You are with the wrong man, move on.
(I am based in Unspecified)
Posted by Justin Credible (387 days ago)
"I want to try to give him another chance" I mean...hmmm, he isnt even aware you found out and he sure as hell aint begging...you have only been with this plank about 8 months, I think its safe to say that you dont have a lifetime of wonderful fields of daisies to look forward to...
(I am based in Unspecified)
Posted by csun009 (387 days ago)
45828s, mid-thirties is very young age to have your type of worries. You are at your prime age for sex, look and career. If you think you've been neglecting your look a bit, visit a beauty saloon and lift up your self esteem. You need to love yourself first before you want any love from others. With regards to your man, bin him TODAY!
(I am based in Hong Kong)
Posted by car_lover (387 days ago)
A cheater will always be a cheater and if he finds out ur so into him, he might make use of u as a backup. Do wat the others said, dump him. He doesn't respect u at all, that's why he cheated on u.
(I am based in Hong Kong)

Posted by autumnheart (385 days ago)
Pls allow me to share my experience which happened fairly recently -
My boyfriend (ex now) treated me as his 'official' girlfriend while sleeping with many others. An important point in our relationship was that I always felt he's constantly accelarating and deccelarating in terms of the progress of our relationship. Just on Chinese New Year's eve, I found out the evidence proving that he slept with other girls during the 7 months we were together.
Well, I left him at the time. But after a month or so, I started thinking 'well, maybe he's just not into monogamy which is nothing wrong really as animals are not supposed to be monogamous'. So I felt prepared to negotiate with him on a term that as long as he's not taking girls to his place, we could still be together. To my surprise, he agreed on that.

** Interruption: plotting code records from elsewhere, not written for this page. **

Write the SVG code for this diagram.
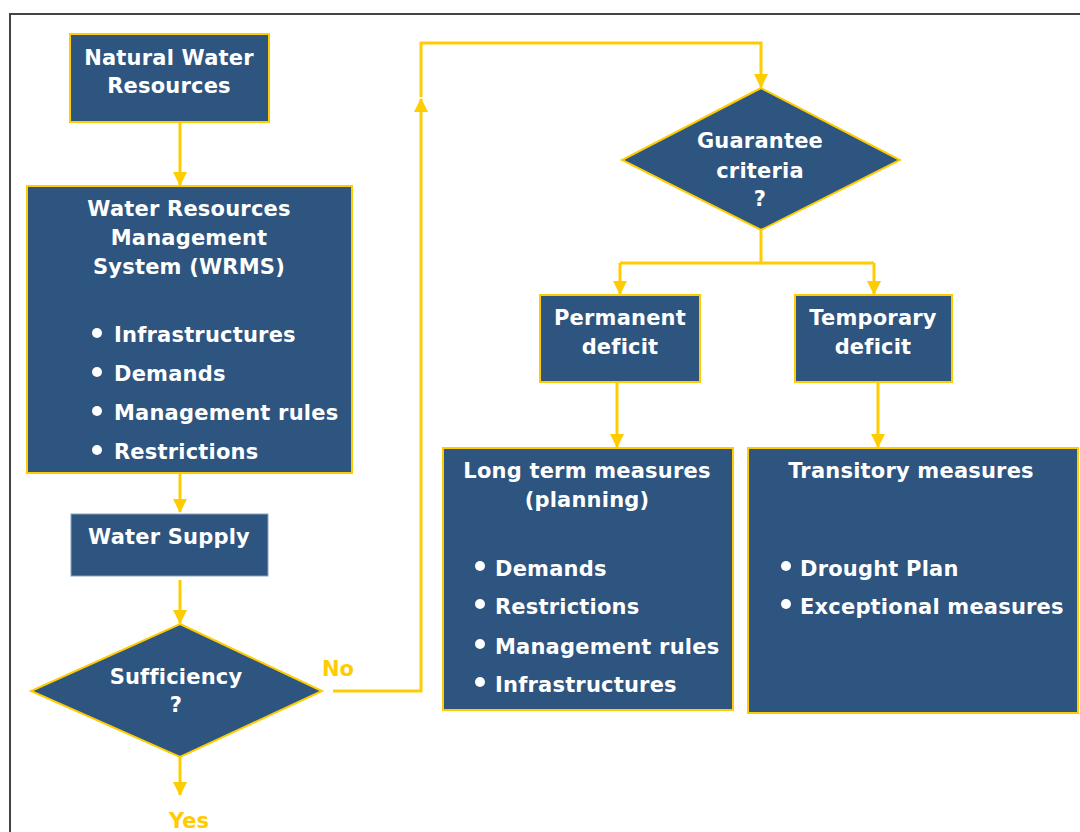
<svg xmlns="http://www.w3.org/2000/svg" width="1080" height="832" viewBox="0 0 1080 832">
<defs>
<marker id="ah" markerWidth="14" markerHeight="14" viewBox="0 0 14 14" refX="13" refY="7" orient="auto" markerUnits="userSpaceOnUse">
<path d="M0,0 L14,7 L0,14 Z" fill="#ffcc00"/>
</marker>
<style>
.box{fill:#2d5580;stroke:#ffcc00;stroke-width:2}
.box2{fill:#2d5580;stroke:#8aa3c0;stroke-width:1}
.t{font-family:"DejaVu Sans",Verdana,sans-serif;font-weight:bold;font-size:21px;letter-spacing:0.2px;fill:#ffffff}
.c{text-anchor:middle}
.y{font-family:"DejaVu Sans",Verdana,sans-serif;font-weight:bold;font-size:21px;fill:#ffcc00}
.ln{fill:none;stroke:#ffcc00;stroke-width:3}
.dot{fill:#ffffff}
</style>
</defs>
<rect width="1080" height="832" fill="#ffffff"/>
<path d="M10,832 L10,14 L1080,14" fill="none" stroke="#444444" stroke-width="2"/>

<g id="connectors">
<path class="ln" d="M180,122 L180,185" marker-end="url(#ah)"/>
<path class="ln" d="M180,473 L180,512" marker-end="url(#ah)"/>
<path class="ln" d="M180,580 L180,623" marker-end="url(#ah)"/>
<path class="ln" d="M180,757 L180,795" marker-end="url(#ah)"/>
<path class="ln" d="M333,691 L421,691 L421,99" marker-end="url(#ah)"/>
<path class="ln" d="M421,97 L421,43 L761,43 L761,87" marker-end="url(#ah)"/>
<path class="ln" d="M761,230 L761,263"/>
<path class="ln" d="M620,263 L874,263"/>
<path class="ln" d="M620,263 L620,294" marker-end="url(#ah)"/>
<path class="ln" d="M874,263 L874,294" marker-end="url(#ah)"/>
<path class="ln" d="M617,382 L617,447" marker-end="url(#ah)"/>
<path class="ln" d="M878,382 L878,447" marker-end="url(#ah)"/>
</g>

<g id="natural">
<rect class="box" x="70" y="34" width="199" height="88"/>
<text class="t c" x="169" y="65">Natural Water</text>
<text class="t c" x="169" y="93">Resources</text>
</g>

<g id="wrms">
<rect class="box" x="27" y="186" width="325" height="287"/>
<text class="t c" x="189" y="216">Water Resources</text>
<text class="t c" x="189" y="245">Management</text>
<text class="t c" x="189" y="274">System (WRMS)</text>
<circle class="dot" cx="97" cy="333" r="5"/>
<text class="t" x="114" y="342">Infrastructures</text>
<circle class="dot" cx="97" cy="372" r="5"/>
<text class="t" x="114" y="381">Demands</text>
<circle class="dot" cx="97" cy="411" r="5"/>
<text class="t" x="114" y="420">Management rules</text>
<circle class="dot" cx="97" cy="450" r="5"/>
<text class="t" x="114" y="459">Restrictions</text>
</g>

<g id="supply">
<rect class="box2" x="71" y="514" width="197" height="62"/>
<text class="t c" x="169" y="544">Water Supply</text>
</g>

<g id="sufficiency">
<polygon class="box" points="180,624 322,691 180,757 31,691"/>
<text class="t c" x="176" y="684">Sufficiency</text>
<text class="t c" x="176" y="712">?</text>
</g>

<g id="labels">
<text class="y" x="322" y="676">No</text>
<text class="y" x="169" y="828">Yes</text>
</g>

<g id="guarantee">
<polygon class="box" points="761,88 900,160 761,230 622,160"/>
<text class="t c" x="760" y="148">Guarantee</text>
<text class="t c" x="760" y="178">criteria</text>
<text class="t c" x="760" y="206">?</text>
</g>

<g id="permanent">
<rect class="box" x="540" y="295" width="160" height="87"/>
<text class="t c" x="620" y="325">Permanent</text>
<text class="t c" x="620" y="354">deficit</text>
</g>

<g id="temporary">
<rect class="box" x="795" y="295" width="157" height="87"/>
<text class="t c" x="873" y="325">Temporary</text>
<text class="t c" x="873" y="354">deficit</text>
</g>

<g id="longterm">
<rect class="box" x="443" y="448" width="290" height="262"/>
<text class="t c" x="587" y="478">Long term measures</text>
<text class="t c" x="587" y="507">(planning)</text>
<circle class="dot" cx="480" cy="566" r="5"/>
<text class="t" x="495" y="576">Demands</text>
<circle class="dot" cx="480" cy="604" r="5"/>
<text class="t" x="495" y="614">Restrictions</text>
<circle class="dot" cx="480" cy="644" r="5"/>
<text class="t" x="495" y="654">Management rules</text>
<circle class="dot" cx="480" cy="682" r="5"/>
<text class="t" x="495" y="692">Infrastructures</text>
</g>

<g id="transitory">
<rect class="box" x="748" y="448" width="330" height="265"/>
<text class="t c" x="911" y="478">Transitory measures</text>
<circle class="dot" cx="786" cy="566" r="5"/>
<text class="t" x="800" y="576">Drought Plan</text>
<circle class="dot" cx="786" cy="604" r="5"/>
<text class="t" x="800" y="614">Exceptional measures</text>
</g>
</svg>
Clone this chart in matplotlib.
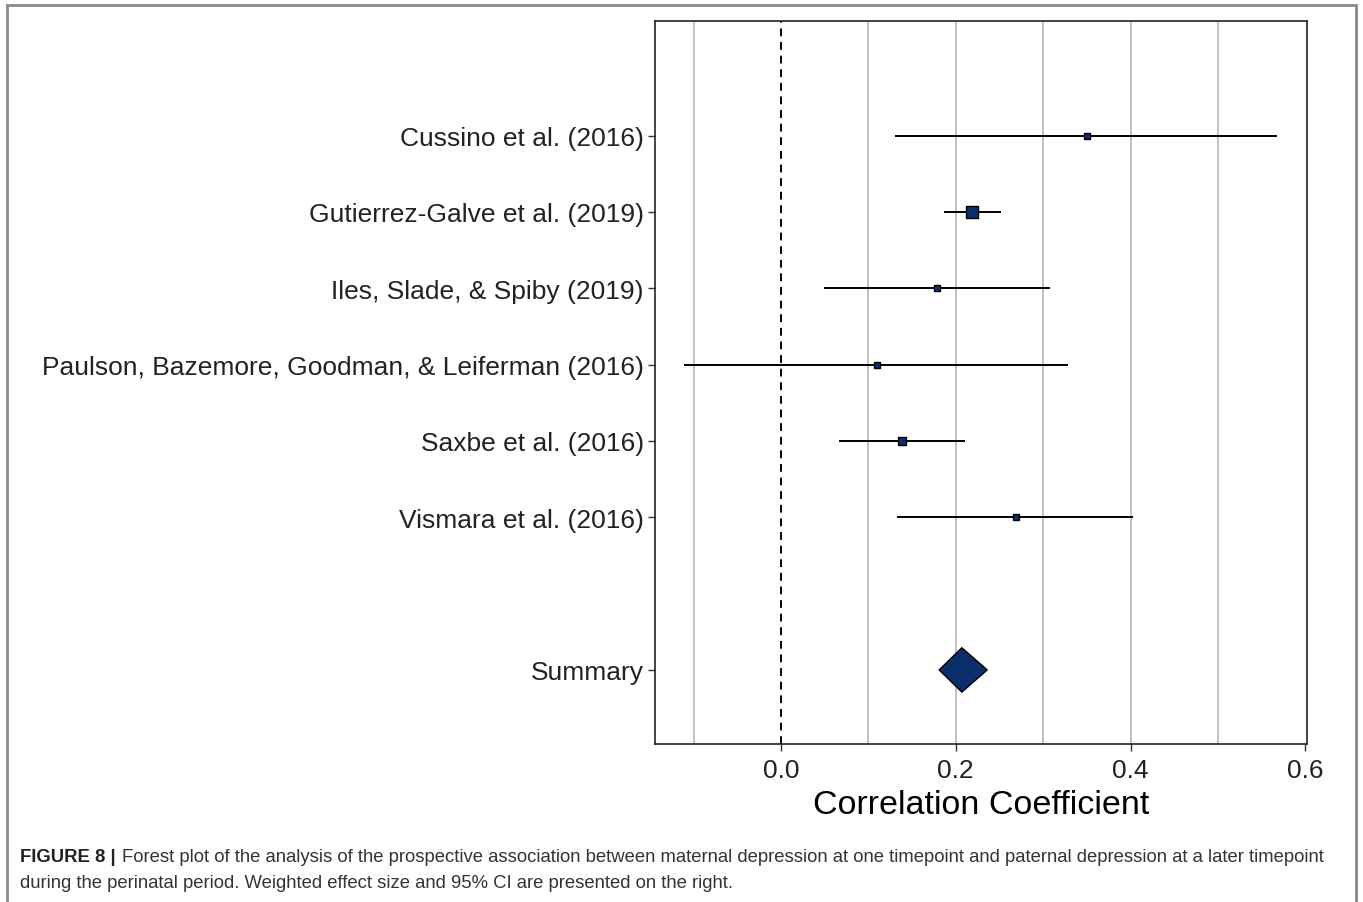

But in the 2 days we were 'back together', I felt something was very wrong. First, he would not be intimate with me in front of his close friends even if we were sitting on the same couch (unlike the 'old times'). Two, he used to call me pretty much soon after he landed back in HK from business but during the time we were supposed to be "back together" he didn't. There were other strange little things that made me doubt when he meant by being 'back together'.
So I confronted him, and he tried to talk me into not having a girlfriend/boyfriend relationship, but instead, just keeping it as a 'friendship' so to speak since the gf/bf relationship makes him lose his 100% freedom. Now maybe I didn't make it clear from the start, but what I wanted was exactly a gf/bf relationship since it means a certain extent of commitment. But I guess he knows what he wants and now that's pretty much the end of our 'relationship'.
So the moral of the story is that the urge of sleeping around might just be a symptom to a much bigger issue, i.e., a guy just doesn't want to commit and, in my ex's case, to lose his much treasured freedom in a commitment. So even if you've forgiven him, like I sort of did, and perhaps even let him sleep around while you two were still together, his fundamental psychological issue would still be there, i.e., the yearn for freedom.
Of course, it's a difficult decision to make since there are emotions involved. But pls ask yourself if you're back with him, would you have to constantly worry about whether he'd ever commit to the relationship, not to mention sleeping around?
A very close friend of mine once said this to me after a breakup and it really woke me up from my sorrows and depression. He said,
"Give him a break, give YOURSELF a break..."
Hope that it helps and that you'll make a decision that's most comfortable for you.
(I am based in Hong Kong)

Posted by coolbabe888 (385 days ago)
Wake up Call sweety it's the year 2007, women no longer need men to live a good life! If he sleeps around he obviously doesn't love nor does he respect you. He will keep doing it and he'll eventually dump you. Ditch him & get yourself a new man- get a make over, work out, and get yourself some self-respect & self-confidence woman!